It’s one of those jobs that practically no one wants to do, and yet, when it’s finished, we all feel the highest sense of satisfaction and joy.
We’re talking, of course, about cleaning windows.
Whether it’s time to do it today or it was time to do it last Christmas, we’re here to help guide you through the process and hopefully make the job a bit more pleasant along the way.
Start with the big stuff
Before you reach for that bottle of cleaner, look at your window. If it’s cluttered with dirt, insects, or cobwebs, it’s best to get out the vacuum before introducing liquid to the scene. Remove dust and debris by vacuuming the area and eliminate the risk of scratching your window frames by using a soft brush attachment when doing so.
Once you’ve sucked up all the loose stuff, it’s time to give some special attention to those frames and sashes. Often, marks or stains are left behind by furniture that sits too close to the window. Insects that paid the ultimate price to sunbathe in your home can also create unsightly blemishes. And if you have small children, well, we can pretty much bet they’ve left some wonderful presents for you to take care of. 😉
When cleaning the sashes and frames, use a mild soap and water mixture and wipe with a soft, lint-free cloth. If you find that some stains are being stubborn, try a dash of mineral spirits. Whatever you do at this stage of the process, stay away from any cleaning materials that are abrasive or scratchy. You certainly don’t want to leave more marks on the windows than when you started.
If you’re feeling extra motivated, this is a great time to clean the window track with a soft brush. This will ensure that your windows continue to open and close smoothly for many years to come.
Check the weep holes next
While you’re cleaning the frames of your windows, it’s an excellent time to check the weep holes to be sure they’re not clogged or blocked. Designed to help water drain away from the sill, weep holes are supposed to keep the bottom of your windows dry. If they’re clogged up, you’ll find that water pools inside and takes quite a long time to evaporate.
To clear blockages, simply vacuum or use a soft brush to clear the openings on both sides of the window. Keeping weep holes clear in windows that face sprinklers or take on heavy rainstorms will not only help your windowsills stay cleaner for longer, but it will prolong the life of the window, too.
Clean the glass
Now it’s time for the showstopper! Use a store-bought glass cleaner or make your own with a mixture of water, vinegar, and rubbing alcohol.

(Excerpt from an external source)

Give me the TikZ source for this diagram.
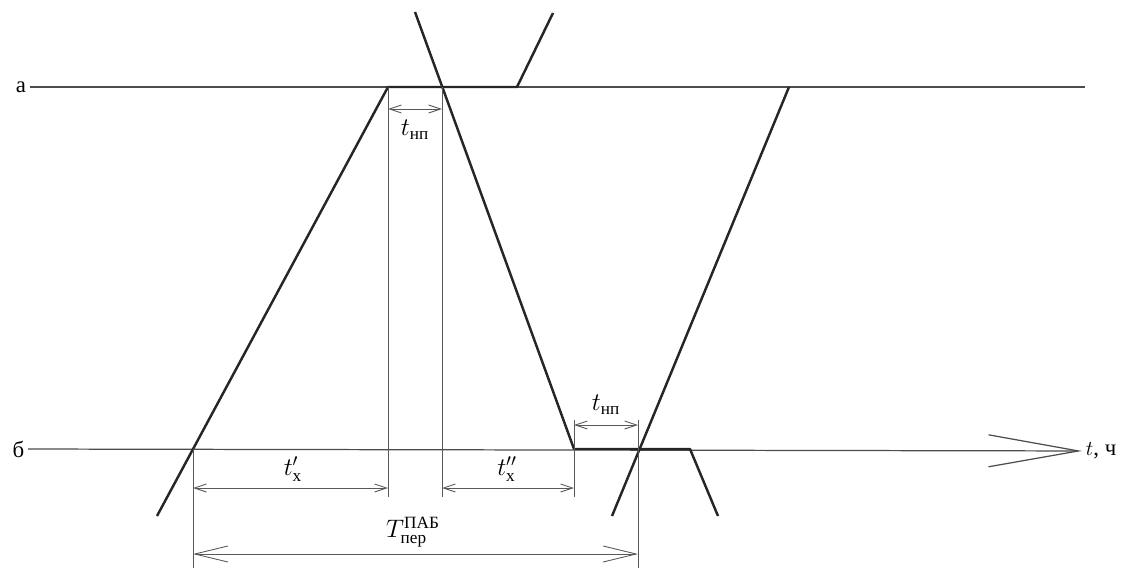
\documentclass[tikz,border=0pt]{standalone}
\usepackage{amsmath}
\usepackage{fontspec}
\setmainfont{Liberation Serif}
\usetikzlibrary{arrows.meta}
\tikzset{
    axis/.style={black!70, line width=0.7pt},
    train/.style={black!85, line width=1.4pt, line join=round},
    guide/.style={black!65, line width=0.5pt},
    dimlabel/.style={inner sep=1pt, font=\fontsize{14}{16}\selectfont}
}
\newcommand{\dimarrow}{\draw[guide, {Straight Barb[length=0.24cm,width=0.16cm]}-{Straight Barb[length=0.24cm,width=0.16cm]}]}

\begin{document}
\begin{tikzpicture}[x=0.02cm, y=-0.02cm]
    \useasboundingbox (0,0) rectangle (1126,568);

    % Draw stations
    \node[anchor=east, inner sep=2pt, font=\fontsize{13}{15}\selectfont] (sa) at (30,87) {а};
    \node[anchor=east, inner sep=2pt, font=\fontsize{13}{15}\selectfont] (sb) at (28,449) {б};
    \node[anchor=west, inner sep=2pt, font=\fontsize{13}{15}\selectfont] (tax) at (1082,451) {$t$, ч};
    \coordinate (aend) at (1085,87);
    \draw[axis] (sa) -- (aend);
    \draw[axis, -{Straight Barb[length=1.8cm,width=0.64cm]}] (sb) -- (tax);

    % Draw trains
    \coordinate (p1) at (157,516);
    \coordinate (arra) at (388,87);
    \coordinate (depa) at (517,87);
    \coordinate (p2) at (553,13);
    \coordinate (q1) at (415,12);
    \coordinate (arrb) at (574,449);
    \coordinate (depb) at (690,449);
    \coordinate (q2) at (718,516);
    \coordinate (r1) at (612,516);
    \coordinate (r2) at (789,87);
    \draw[train] (p1) -- (arra) -- (depa) -- (p2);
    \draw[train] (q1) -- (arrb) -- (depb) -- (q2);
    \draw[train] (r1) -- (r2);

    % Draw guide lines
    \coordinate (g1t) at (388,87);  \coordinate (g1b) at (388,497);
    \coordinate (g2t) at (442,87);  \coordinate (g2b) at (442,497);
    \coordinate (g3t) at (574,420); \coordinate (g3b) at (574,497);
    \coordinate (g4t) at (638,420); \coordinate (g4b) at (638,568);
    \coordinate (g0t) at (193,449); \coordinate (g0b) at (193,568);
    \foreach \g in {0,...,4} {
        \draw[guide] (g\g t) -- (g\g b);
    }

    % Draw intervals
    \coordinate (n1l) at (388,109); \coordinate (n1r) at (442,109);
    \coordinate (n2l) at (574,425); \coordinate (n2r) at (638,425);
    \coordinate (x1l) at (193,488); \coordinate (x1r) at (388,488);
    \coordinate (x2l) at (442,488); \coordinate (x2r) at (574,488);
    \coordinate (Tl) at (193,554);  \coordinate (Tr) at (638,554);
    \dimarrow (n1l) -- (n1r);
    \dimarrow (n2l) -- (n2r);
    \dimarrow (x1l) -- (x1r);
    \dimarrow (x2l) -- (x2r);
    \draw[guide, {Straight Barb[length=0.66cm,width=0.32cm]}-{Straight Barb[length=0.66cm,width=0.32cm]}] (Tl) -- (Tr);

    \node[dimlabel] (ln1) at (415,130) {$t_{\text{нп}}$};
    \node[dimlabel] (ln2) at (606,405) {$t_{\text{нп}}$};
    \node[dimlabel] (lx1) at (293,469) {$t'_{\text{х}}$};
    \node[dimlabel] (lx2) at (507,469) {$t''_{\text{х}}$};
    \node[dimlabel] (lT) at (413,532) {$T^{\text{ПАБ}}_{\text{пер}}$};
\end{tikzpicture}
\end{document}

Be sure to properly label the bottle if you brew your own and do your best to keep it away from pets or kids.
Don’t be afraid to saturate the glass. Your cleaner will go a long way in breaking down the film that usually accompanies dirty windows. Using too little cleaner is also an easy way to create unwanted streaks on your finished product. In this instance, more is definitely better.
Paper towels work well enough to do the job, but we recommend using a soft, lint-free towel when cleaning. Old kitchen towels and microfiber cloths work great for this if you don’t want to purchase special supplies.
A pro tip when cleaning the glass is to work in shady areas of your home. If your living room windows get most of their sun exposure in the morning, save them for the afternoon. Cleaning glass that is too hot will cause your cleaner to dry much quicker than you’d like, leaving streaks behind and making it difficult to see where you’ve been.
Don’t forget the screens
Window screens can harbor dust and pollen throughout the year, so this is the perfect time to give them a good cleaning. Doing so will help lessen the number of airborne contaminants that can enter your home when windows are open, and the allergy sufferers in the house will thank you for it.
Be sure to take the screen out of the window before cleaning. Here, a mild soap and water solution works perfectly for bringing back the luster of a new screen without doing any damage to its components. Make sure to rinse with clean water and air dry or use a lint-free towel to finish the job. If you do find lint left behind after cleaning, a sticky roller normally used for clothing works wonders on picking up all those leftover fluffs.